Published online by Cambridge University Press: 05 August 2016
Genuine understanding of roughly half a millennium of early European history will falter without an effort to analyze the phenomenon of chivalry, for the ideals and practices of chivalry formed an essential component of society and civilization throughout those generations. Its voice was prominent whether the inquiring listener focuses on the practice of violence and war, governance, social and cultural life, the framework of religion, the process of getting and spending, or the bonds of friendship and ideal and actual gender relations. The ideals and actions of elite arms bearers always put them in a prominent position, ever playing a crucial role. Since the close engagement of chivalry with such basic issues of life makes it an inescapably important subject, we do the topic and ourselves a disservice if we relegate chivalry to the slight category of fanciful escapism or imagine it to be some ideal system in a long-ago fairyland.

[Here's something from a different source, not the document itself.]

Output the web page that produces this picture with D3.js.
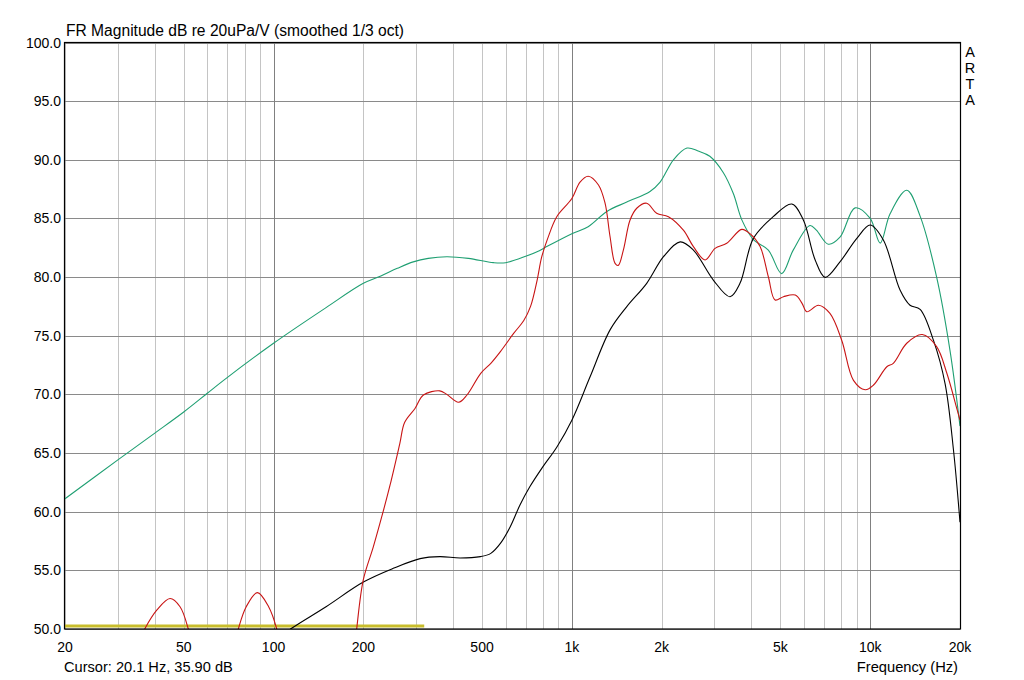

Of course the forms in which chivalry was expressed were indeed impressively colorful and could take on a superficial playfulness of speech, action, or attire; and in their bright hues and utter quaintness, chivalric displays have proved continuing attractions to modern audiences for whom the contemporary world may seem a bit drab and tirelessly pragmatic. Much publication about medieval chivalry seems intended to meet this need, which is likely felt by many a writer or picture-book compiler, as it is certainly felt by the filmmakers. In all such presentations, chivalry intrudes few questions into the minds of consumers of print, film, or video game, nor does it raise problems for analysis that could engage scholarship. If brave men in shining armor fought evil, if muscular men protected the weak and unfailingly honored all females, if they humbly practiced the piety taught to them, then surely all was well.
The medieval evidence we have examined, likely to have caused surprise by its abundance no less than its themes, presents a much more complex and vastly more interesting chivalric world – one that, however colorful, was built not simply on easy agreement but on conflicts, contradictions, and paradoxes. In studying these complexities, we learn about real people, about multiple sets of ideals in dialogue and often in contention, and about the role of governing institutions with power emerging to match their claims.